» Task brief:
Each line of the material must be repeated precisely, with the pictures left out.

» Recorded data:
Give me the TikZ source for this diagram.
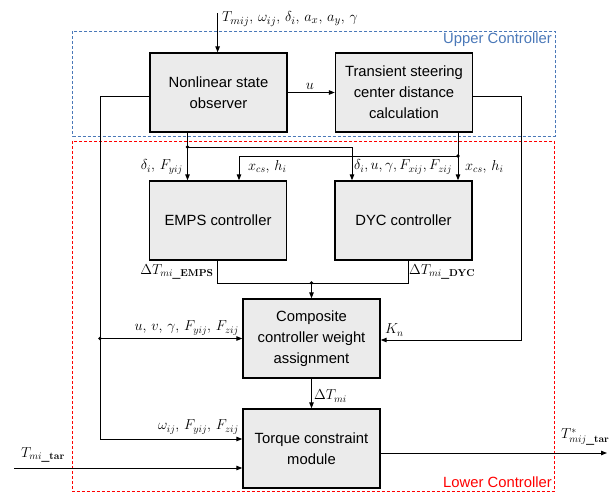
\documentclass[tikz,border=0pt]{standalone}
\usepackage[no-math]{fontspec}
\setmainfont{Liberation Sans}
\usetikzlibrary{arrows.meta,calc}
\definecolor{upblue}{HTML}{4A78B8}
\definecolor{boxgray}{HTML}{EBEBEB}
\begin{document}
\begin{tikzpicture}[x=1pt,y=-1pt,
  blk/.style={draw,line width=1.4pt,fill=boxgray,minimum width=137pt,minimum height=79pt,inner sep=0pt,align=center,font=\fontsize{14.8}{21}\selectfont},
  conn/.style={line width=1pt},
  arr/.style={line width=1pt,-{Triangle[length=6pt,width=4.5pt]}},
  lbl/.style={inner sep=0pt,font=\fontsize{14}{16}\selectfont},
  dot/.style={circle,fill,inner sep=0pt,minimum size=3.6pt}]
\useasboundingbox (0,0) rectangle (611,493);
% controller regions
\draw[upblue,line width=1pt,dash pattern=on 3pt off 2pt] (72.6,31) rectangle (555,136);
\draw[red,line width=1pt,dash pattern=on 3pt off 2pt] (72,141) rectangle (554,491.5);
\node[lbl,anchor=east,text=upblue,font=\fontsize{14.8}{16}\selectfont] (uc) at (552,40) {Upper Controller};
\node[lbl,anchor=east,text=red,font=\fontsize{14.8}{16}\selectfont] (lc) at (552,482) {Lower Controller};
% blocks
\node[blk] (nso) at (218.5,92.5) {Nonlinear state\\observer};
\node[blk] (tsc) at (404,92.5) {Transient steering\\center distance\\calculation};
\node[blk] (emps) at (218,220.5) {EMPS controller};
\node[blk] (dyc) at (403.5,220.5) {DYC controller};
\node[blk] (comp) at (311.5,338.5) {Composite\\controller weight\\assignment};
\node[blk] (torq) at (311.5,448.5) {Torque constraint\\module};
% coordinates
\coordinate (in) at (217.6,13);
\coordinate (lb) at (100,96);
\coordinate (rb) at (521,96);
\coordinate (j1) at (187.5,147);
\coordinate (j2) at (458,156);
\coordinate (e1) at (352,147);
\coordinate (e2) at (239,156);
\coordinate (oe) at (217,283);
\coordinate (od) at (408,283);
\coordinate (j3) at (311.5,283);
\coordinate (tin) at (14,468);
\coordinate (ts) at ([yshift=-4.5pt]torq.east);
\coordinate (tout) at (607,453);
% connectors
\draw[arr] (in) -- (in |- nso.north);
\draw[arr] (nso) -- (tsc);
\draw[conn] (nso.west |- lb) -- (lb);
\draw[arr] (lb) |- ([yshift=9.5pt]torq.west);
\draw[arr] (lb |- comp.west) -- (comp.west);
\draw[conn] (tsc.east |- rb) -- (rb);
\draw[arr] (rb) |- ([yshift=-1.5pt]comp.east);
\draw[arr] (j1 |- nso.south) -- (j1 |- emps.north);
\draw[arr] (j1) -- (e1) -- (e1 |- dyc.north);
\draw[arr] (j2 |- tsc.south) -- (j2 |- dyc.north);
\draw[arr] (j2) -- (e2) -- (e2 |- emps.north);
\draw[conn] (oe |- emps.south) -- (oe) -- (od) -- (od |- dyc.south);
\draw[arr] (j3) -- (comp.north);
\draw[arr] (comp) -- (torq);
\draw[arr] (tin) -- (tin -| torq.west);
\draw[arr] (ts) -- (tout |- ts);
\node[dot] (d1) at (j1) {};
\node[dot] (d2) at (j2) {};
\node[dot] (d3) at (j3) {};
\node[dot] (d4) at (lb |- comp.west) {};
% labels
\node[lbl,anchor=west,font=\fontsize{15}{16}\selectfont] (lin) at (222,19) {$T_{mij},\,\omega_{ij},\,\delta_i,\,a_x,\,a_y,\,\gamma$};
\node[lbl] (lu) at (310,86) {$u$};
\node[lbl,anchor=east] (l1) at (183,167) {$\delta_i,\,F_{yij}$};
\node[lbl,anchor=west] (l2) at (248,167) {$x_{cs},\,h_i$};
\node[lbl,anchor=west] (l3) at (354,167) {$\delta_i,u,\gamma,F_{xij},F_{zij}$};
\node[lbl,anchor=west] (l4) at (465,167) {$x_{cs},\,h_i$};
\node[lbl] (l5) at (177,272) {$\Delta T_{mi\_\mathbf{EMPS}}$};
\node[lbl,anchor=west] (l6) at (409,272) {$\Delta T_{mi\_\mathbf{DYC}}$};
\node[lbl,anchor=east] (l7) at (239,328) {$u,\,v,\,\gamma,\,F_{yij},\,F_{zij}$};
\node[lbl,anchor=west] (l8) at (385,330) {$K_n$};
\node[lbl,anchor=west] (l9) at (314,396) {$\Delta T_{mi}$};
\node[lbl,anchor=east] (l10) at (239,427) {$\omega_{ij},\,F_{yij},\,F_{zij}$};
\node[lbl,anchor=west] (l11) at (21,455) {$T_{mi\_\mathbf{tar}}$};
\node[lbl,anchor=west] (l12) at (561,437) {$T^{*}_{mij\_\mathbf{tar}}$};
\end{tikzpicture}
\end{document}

» Output for this exercise:
Give me the TikZ source for this diagram.
\documentclass[tikz,border=0pt]{standalone}
\usepackage[no-math]{fontspec}
\setmainfont{Liberation Sans}
\usetikzlibrary{arrows.meta,calc}
\definecolor{upblue}{HTML}{4A78B8}
\definecolor{boxgray}{HTML}{EBEBEB}
\begin{document}
\begin{tikzpicture}[x=1pt,y=-1pt,
  blk/.style={draw,line width=1.4pt,fill=boxgray,minimum width=137pt,minimum height=79pt,inner sep=0pt,align=center,font=\fontsize{14.8}{21}\selectfont},
  conn/.style={line width=1pt},
  arr/.style={line width=1pt,-{Triangle[length=6pt,width=4.5pt]}},
  lbl/.style={inner sep=0pt,font=\fontsize{14}{16}\selectfont},
  dot/.style={circle,fill,inner sep=0pt,minimum size=3.6pt}]
\useasboundingbox (0,0) rectangle (611,493);
% controller regions
\draw[upblue,line width=1pt,dash pattern=on 3pt off 2pt] (72.6,31) rectangle (555,136);
\draw[red,line width=1pt,dash pattern=on 3pt off 2pt] (72,141) rectangle (554,491.5);
\node[lbl,anchor=east,text=upblue,font=\fontsize{14.8}{16}\selectfont] (uc) at (552,40) {Upper Controller};
\node[lbl,anchor=east,text=red,font=\fontsize{14.8}{16}\selectfont] (lc) at (552,482) {Lower Controller};
% blocks
\node[blk] (nso) at (218.5,92.5) {Nonlinear state\\observer};
\node[blk] (tsc) at (404,92.5) {Transient steering\\center distance\\calculation};
\node[blk] (emps) at (218,220.5) {EMPS controller};
\node[blk] (dyc) at (403.5,220.5) {DYC controller};
\node[blk] (comp) at (311.5,338.5) {Composite\\controller weight\\assignment};
\node[blk] (torq) at (311.5,448.5) {Torque constraint\\module};
% coordinates
\coordinate (in) at (217.6,13);
\coordinate (lb) at (100,96);
\coordinate (rb) at (521,96);
\coordinate (j1) at (187.5,147);
\coordinate (j2) at (458,156);
\coordinate (e1) at (352,147);
\coordinate (e2) at (239,156);
\coordinate (oe) at (217,283);
\coordinate (od) at (408,283);
\coordinate (j3) at (311.5,283);
\coordinate (tin) at (14,468);
\coordinate (ts) at ([yshift=-4.5pt]torq.east);
\coordinate (tout) at (607,453);
% connectors
\draw[arr] (in) -- (in |- nso.north);
\draw[arr] (nso) -- (tsc);
\draw[conn] (nso.west |- lb) -- (lb);
\draw[arr] (lb) |- ([yshift=9.5pt]torq.west);
\draw[arr] (lb |- comp.west) -- (comp.west);
\draw[conn] (tsc.east |- rb) -- (rb);
\draw[arr] (rb) |- ([yshift=-1.5pt]comp.east);
\draw[arr] (j1 |- nso.south) -- (j1 |- emps.north);
\draw[arr] (j1) -- (e1) -- (e1 |- dyc.north);
\draw[arr] (j2 |- tsc.south) -- (j2 |- dyc.north);
\draw[arr] (j2) -- (e2) -- (e2 |- emps.north);
\draw[conn] (oe |- emps.south) -- (oe) -- (od) -- (od |- dyc.south);
\draw[arr] (j3) -- (comp.north);
\draw[arr] (comp) -- (torq);
\draw[arr] (tin) -- (tin -| torq.west);
\draw[arr] (ts) -- (tout |- ts);
\node[dot] (d1) at (j1) {};
\node[dot] (d2) at (j2) {};
\node[dot] (d3) at (j3) {};
\node[dot] (d4) at (lb |- comp.west) {};
% labels
\node[lbl,anchor=west,font=\fontsize{15}{16}\selectfont] (lin) at (222,19) {$T_{mij},\,\omega_{ij},\,\delta_i,\,a_x,\,a_y,\,\gamma$};
\node[lbl] (lu) at (310,86) {$u$};
\node[lbl,anchor=east] (l1) at (183,167) {$\delta_i,\,F_{yij}$};
\node[lbl,anchor=west] (l2) at (248,167) {$x_{cs},\,h_i$};
\node[lbl,anchor=west] (l3) at (354,167) {$\delta_i,u,\gamma,F_{xij},F_{zij}$};
\node[lbl,anchor=west] (l4) at (465,167) {$x_{cs},\,h_i$};
\node[lbl] (l5) at (177,272) {$\Delta T_{mi\_\mathbf{EMPS}}$};
\node[lbl,anchor=west] (l6) at (409,272) {$\Delta T_{mi\_\mathbf{DYC}}$};
\node[lbl,anchor=east] (l7) at (239,328) {$u,\,v,\,\gamma,\,F_{yij},\,F_{zij}$};
\node[lbl,anchor=west] (l8) at (385,330) {$K_n$};
\node[lbl,anchor=west] (l9) at (314,396) {$\Delta T_{mi}$};
\node[lbl,anchor=east] (l10) at (239,427) {$\omega_{ij},\,F_{yij},\,F_{zij}$};
\node[lbl,anchor=west] (l11) at (21,455) {$T_{mi\_\mathbf{tar}}$};
\node[lbl,anchor=west] (l12) at (561,437) {$T^{*}_{mij\_\mathbf{tar}}$};
\end{tikzpicture}
\end{document}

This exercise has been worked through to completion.